■ **Figure scripts**
------
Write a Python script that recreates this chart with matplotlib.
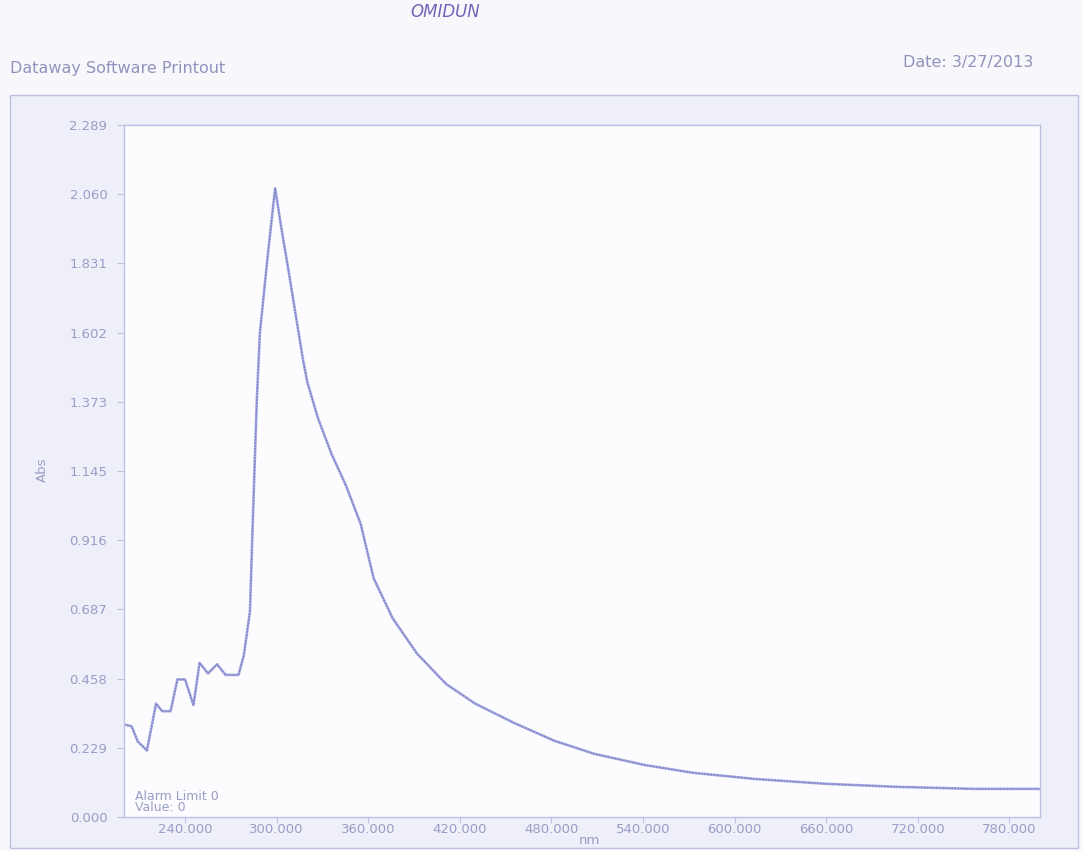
import numpy as np
import matplotlib
matplotlib.use('Agg')
import matplotlib.pyplot as plt
from matplotlib.patches import Rectangle

# UV-Vis scan
wavelength = [200, 201, 205, 209, 215, 221, 225, 230.5, 235, 240, 245.5,
              249.5, 255, 261, 266.5, 275, 278.5, 282.5, 284.5, 287, 289,
              294, 299, 303, 308, 317, 320, 327, 336, 345.5, 355, 363.5,
              376, 392, 411, 430, 456, 482, 508, 541, 573, 613, 659, 705,
              757, 800]
absorbance = [0.305, 0.305, 0.30, 0.25, 0.22, 0.375, 0.35, 0.35, 0.455,
              0.455, 0.37, 0.51, 0.475, 0.505, 0.47, 0.47, 0.535, 0.68,
              1.00, 1.38, 1.60, 1.85, 2.08, 1.95, 1.80, 1.52, 1.44, 1.32,
              1.20, 1.095, 0.97, 0.79, 0.657, 0.54, 0.44, 0.375, 0.31,
              0.252, 0.209, 0.172, 0.146, 0.126, 0.11, 0.10, 0.093, 0.093]

xticks = [240, 300, 360, 420, 480, 540, 600, 660, 720, 780]
ylabels = ['0.000', '0.229', '0.458', '0.687', '0.916', '1.145',
           '1.373', '1.602', '1.831', '2.060', '2.289']
ymax = 2.289

W, H = 1082, 851
txt = '#9a9ec6'
edge = '#bcc0e2'
line = '#7a7ec6'

def fx(px):
    return px / W

def fy(py):
    return 1 - py / H

plt.rcParams['font.family'] = ['DejaVu Sans']

fig = plt.figure(figsize=(W / 100, H / 100), dpi=100)
fig.patch.set_facecolor('#f8f8fc')

# outer panel of the printout
fig.patches.append(Rectangle((fx(10), fy(848)), fx(1068), 753 / H,
                             transform=fig.transFigure, facecolor='#eeeff9',
                             edgecolor=edge, lw=1.0, zorder=-5))

ax = fig.add_axes([fx(124), fy(817), fx(916), 692 / H])
ax.set_zorder(2)
ax.set_facecolor('#fcfcff')
ax.plot(wavelength, absorbance, color='#a9acdf', lw=1.9,
        solid_joinstyle='round')
ax.plot(wavelength, absorbance, color=line, lw=1.0, ls=(0, (1.2, 1.0)))

ax.set_xlim(200, 800)
ax.set_ylim(0, ymax)
ax.set_xticks(xticks)
ax.set_xticklabels(['%.3f' % v for v in xticks])
ax.set_yticks(np.linspace(0, ymax, len(ylabels)))
ax.set_yticklabels(ylabels)
ax.tick_params(axis='both', direction='out', length=5, width=0.8,
               color=edge, labelcolor=txt, labelsize=9.5)
ax.tick_params(axis='y', pad=7)
ax.tick_params(axis='x', length=4, pad=0.5)
for s in ax.spines.values():
    s.set_color(edge)
    s.set_linewidth(1.0)

ax.text(0.012, 0.004, 'Alarm Limit 0\nValue: 0', transform=ax.transAxes,
        color=txt, fontsize=9, ha='left', va='bottom', linespacing=0.85)

fig.text(fx(42), fy(470), 'Abs', rotation=90, color=txt, fontsize=9.5,
         ha='center', va='center')
fig.text(fx(589), fy(841), 'nm', color=txt, fontsize=9.5,
         ha='center', va='center')

# page header
fig.text(fx(10), fy(68), 'Dataway Software Printout', color='#8f93bb',
         fontsize=11.5, ha='left', va='center')
fig.text(fx(1033), fy(63), 'Date: 3/27/2013', color='#8f93bb',
         fontsize=11.5, ha='right', va='center')
fig.text(fx(445), fy(12), 'OMIDUN', color='#6f63b4', fontsize=12,
         style='italic', ha='center', va='center')

fig.savefig('out.png', dpi=100, facecolor=fig.get_facecolor())
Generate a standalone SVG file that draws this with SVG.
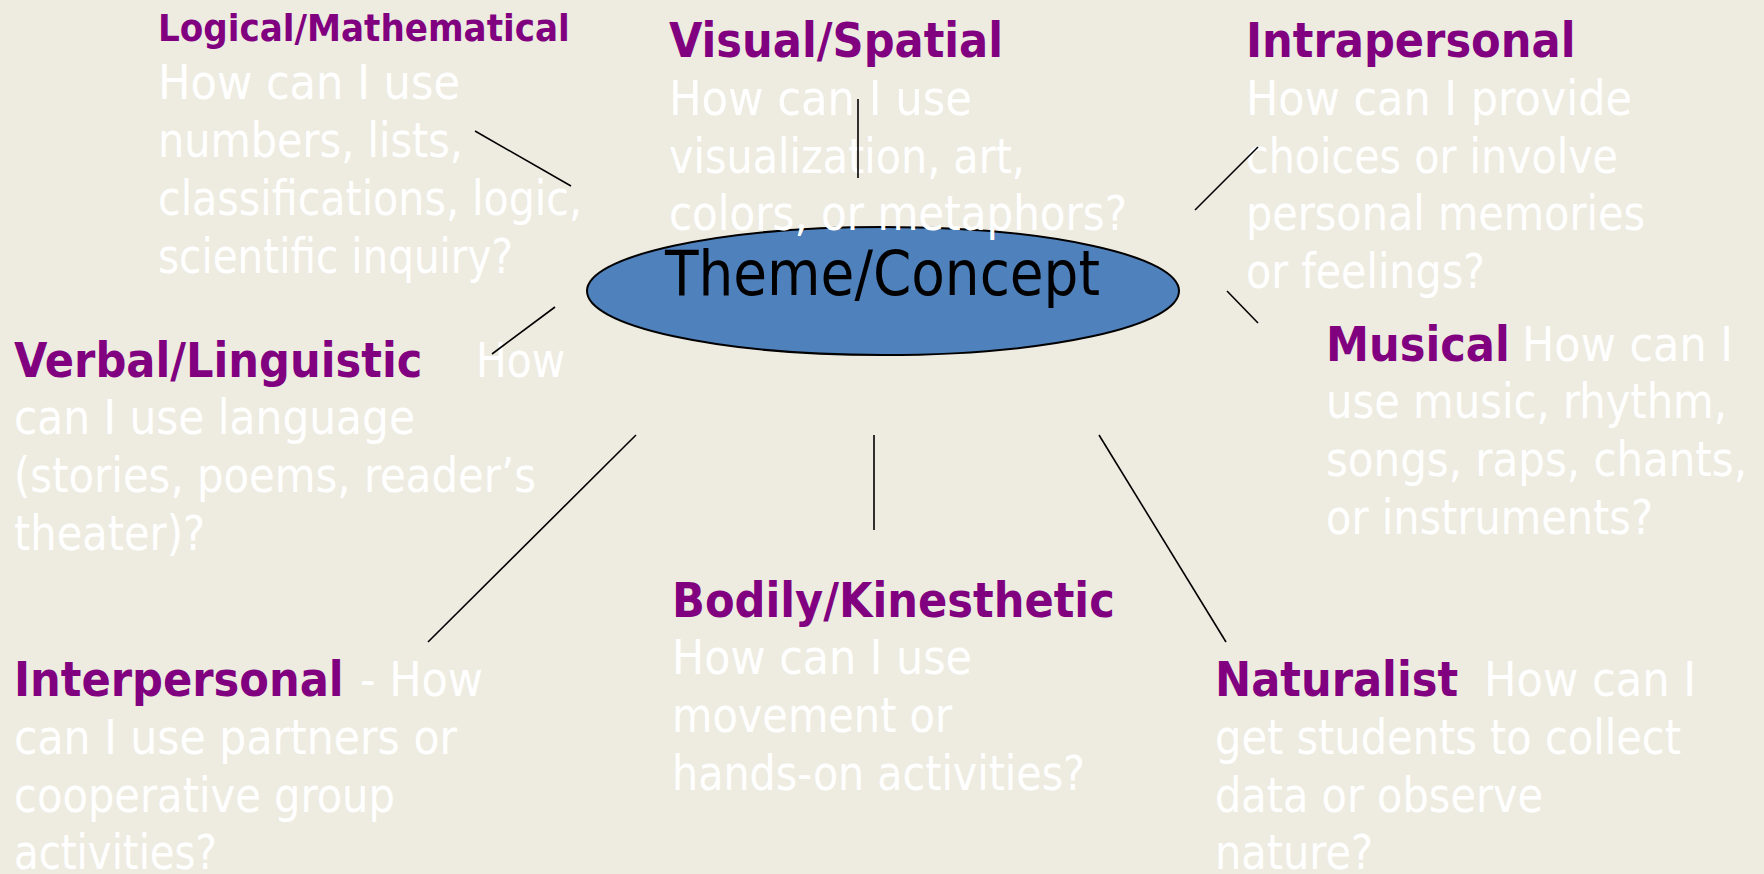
------
■ **TASK BRIEF**
Repeat the listing above from its first line through the line that contains "from matplotlib.patches import Rectangle", both included, and nothing more. Drop the pictures.

■ **WRITTEN SOLUTION**
Write a Python script that recreates this chart with matplotlib.
import numpy as np
import matplotlib
matplotlib.use('Agg')
import matplotlib.pyplot as plt
from matplotlib.patches import Rectangle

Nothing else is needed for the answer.